Looks like my personal law/rule is in effect again: The harsher HN critics are, the more successful the product will be. I have no doubt Deno will be successful.



Your law is hilarious. I tend to check the comments before reading a post: if they say the idea is terrible, I know I should read it.


The GoLang-like URL import and dependency management are indeed an innovation in simplicity while simultaneously offering better compatibility with browser JavaScript.

Perhaps the HN-hate is not about simplified greenfield tech as much as it is about breaking established brownfield processes and modules.


My concern is what happens when popular-library.io goes down or gets hacked?

Or how about attack vectors like DNS poisoning? or government-based firewalls?

I know there's this[1], but somehow I still feel uneasy because the web is so fragile and ephemeral...

At the very least I would like to have the standard library offline...

[1] https://github.com/denoland/deno/blob/master/docs/linking_to...


> what happens when popular-library.io goes down or gets hacked?

What is anyone going to do about it? Anything has a chance of getting hacked or goes down just when you need it, be it GitHub, npmjs.org...

Blaming the tool for not having a protection against DNS poisoning is a bit far fetched.


ultimately i guess it is about how/if deno caches its imports. with node.js/npm you have the exact same problems, just the source & sink occur at different places (package installation)

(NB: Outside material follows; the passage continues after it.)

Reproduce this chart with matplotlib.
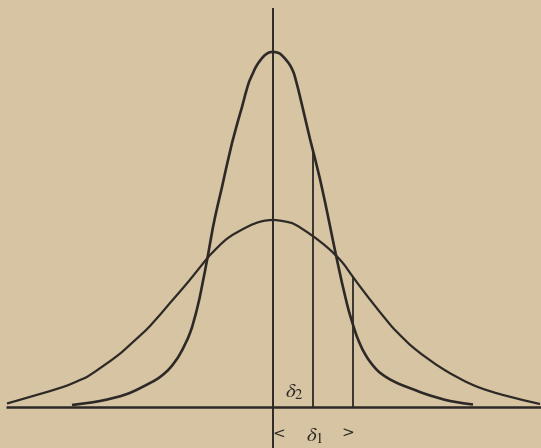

With Node.js you install the packages in a dev environment, and test extensively, then push all the code, including node_packages folder to production. Running npm on the prod server is forbidden. At least in theory =)


You can always download the scripts and host them yourself, right?


Do you also share these concerns about golang? Isn’t it basically the same system?


Golang does have https://proxy.golang.org/, which is fairly recent, but yes this is absolutely a problem in Go.

See the "go-bindata" problem.


This seems to be the case, yes. It's like the critics unconsciously know it's better, and that is where their energy comes from.


More like "There can't be a better stuff than what I'm accustomed to and like" feel.


> It is easy to get up-and-running quickly.

Almost all successful, mainstream, techs are like that. From a purely technical perspective, they are awful (or where awful at launch), they were just adopted because they were easy to use. When I say awful, I mean for professional use in high impact environments: financial, healthcare, automotive, etc.

Examples: VB/VBA, Javascript, PHP, MySQL, Mongo, Docker, Node.

Few people would argue that except for ease of use and ubiquity, any of these techs were superior to their competitors at launch or even a few years after.

After a while what happens is that these techs become entrenched and more serious devs have to dig in and they generally make these techs bearable. See Javascript before V8 and after, as an example.

A big chunk of the HN crowd is high powered professional developers, people working for FAANGs and startups with interesting domains. It's only normal they criticize what they consider half-baked tech.